▶ [Task to complete]:
Only the lines from the start up to and including the line containing "left = left + np.array(vals)" should be repeated, word for word.

■ ■ ■ ■ ■

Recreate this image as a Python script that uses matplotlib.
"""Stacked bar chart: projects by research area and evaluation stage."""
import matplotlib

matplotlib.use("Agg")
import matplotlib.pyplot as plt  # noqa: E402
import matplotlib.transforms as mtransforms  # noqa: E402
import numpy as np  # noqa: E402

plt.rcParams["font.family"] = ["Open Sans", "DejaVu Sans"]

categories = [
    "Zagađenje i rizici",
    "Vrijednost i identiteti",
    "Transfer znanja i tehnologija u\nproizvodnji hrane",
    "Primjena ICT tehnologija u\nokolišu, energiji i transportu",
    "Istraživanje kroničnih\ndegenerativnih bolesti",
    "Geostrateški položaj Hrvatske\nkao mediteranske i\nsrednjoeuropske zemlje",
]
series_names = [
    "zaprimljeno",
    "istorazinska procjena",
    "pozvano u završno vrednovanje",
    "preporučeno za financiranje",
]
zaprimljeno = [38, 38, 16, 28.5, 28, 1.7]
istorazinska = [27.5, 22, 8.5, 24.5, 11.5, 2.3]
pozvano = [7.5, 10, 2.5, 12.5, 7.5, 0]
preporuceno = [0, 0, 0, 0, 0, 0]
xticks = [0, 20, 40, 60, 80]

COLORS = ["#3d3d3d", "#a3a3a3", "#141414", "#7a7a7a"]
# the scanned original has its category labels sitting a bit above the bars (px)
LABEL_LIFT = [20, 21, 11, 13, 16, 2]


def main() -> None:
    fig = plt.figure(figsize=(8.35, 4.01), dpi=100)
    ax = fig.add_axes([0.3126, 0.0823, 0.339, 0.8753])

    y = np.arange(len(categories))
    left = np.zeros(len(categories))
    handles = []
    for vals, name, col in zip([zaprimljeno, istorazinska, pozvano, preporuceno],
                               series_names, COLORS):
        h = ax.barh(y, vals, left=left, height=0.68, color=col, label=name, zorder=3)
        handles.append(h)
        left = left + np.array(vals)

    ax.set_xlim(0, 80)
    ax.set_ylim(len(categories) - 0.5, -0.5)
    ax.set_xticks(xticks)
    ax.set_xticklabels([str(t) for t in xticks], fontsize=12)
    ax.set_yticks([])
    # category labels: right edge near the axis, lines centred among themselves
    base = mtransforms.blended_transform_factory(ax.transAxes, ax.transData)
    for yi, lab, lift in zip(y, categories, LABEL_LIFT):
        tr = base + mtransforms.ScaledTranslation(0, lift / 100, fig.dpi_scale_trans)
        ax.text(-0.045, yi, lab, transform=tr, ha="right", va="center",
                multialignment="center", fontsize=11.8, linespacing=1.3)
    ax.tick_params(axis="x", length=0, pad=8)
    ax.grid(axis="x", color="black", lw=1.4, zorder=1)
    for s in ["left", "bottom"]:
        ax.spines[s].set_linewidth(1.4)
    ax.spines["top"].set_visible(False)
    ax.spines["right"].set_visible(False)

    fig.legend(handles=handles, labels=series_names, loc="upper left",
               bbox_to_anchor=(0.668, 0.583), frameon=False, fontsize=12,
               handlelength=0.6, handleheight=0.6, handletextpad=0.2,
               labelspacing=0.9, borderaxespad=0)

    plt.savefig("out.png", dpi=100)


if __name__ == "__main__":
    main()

■ ■ ■ ■ ■

▶ [Written answer]:
Recreate this image as a Python script that uses matplotlib.
"""Stacked bar chart: projects by research area and evaluation stage."""
import matplotlib

matplotlib.use("Agg")
import matplotlib.pyplot as plt  # noqa: E402
import matplotlib.transforms as mtransforms  # noqa: E402
import numpy as np  # noqa: E402

plt.rcParams["font.family"] = ["Open Sans", "DejaVu Sans"]

categories = [
    "Zagađenje i rizici",
    "Vrijednost i identiteti",
    "Transfer znanja i tehnologija u\nproizvodnji hrane",
    "Primjena ICT tehnologija u\nokolišu, energiji i transportu",
    "Istraživanje kroničnih\ndegenerativnih bolesti",
    "Geostrateški položaj Hrvatske\nkao mediteranske i\nsrednjoeuropske zemlje",
]
series_names = [
    "zaprimljeno",
    "istorazinska procjena",
    "pozvano u završno vrednovanje",
    "preporučeno za financiranje",
]
zaprimljeno = [38, 38, 16, 28.5, 28, 1.7]
istorazinska = [27.5, 22, 8.5, 24.5, 11.5, 2.3]
pozvano = [7.5, 10, 2.5, 12.5, 7.5, 0]
preporuceno = [0, 0, 0, 0, 0, 0]
xticks = [0, 20, 40, 60, 80]

COLORS = ["#3d3d3d", "#a3a3a3", "#141414", "#7a7a7a"]
# the scanned original has its category labels sitting a bit above the bars (px)
LABEL_LIFT = [20, 21, 11, 13, 16, 2]


def main() -> None:
    fig = plt.figure(figsize=(8.35, 4.01), dpi=100)
    ax = fig.add_axes([0.3126, 0.0823, 0.339, 0.8753])

    y = np.arange(len(categories))
    left = np.zeros(len(categories))
    handles = []
    for vals, name, col in zip([zaprimljeno, istorazinska, pozvano, preporuceno],
                               series_names, COLORS):
        h = ax.barh(y, vals, left=left, height=0.68, color=col, label=name, zorder=3)
        handles.append(h)
        left = left + np.array(vals)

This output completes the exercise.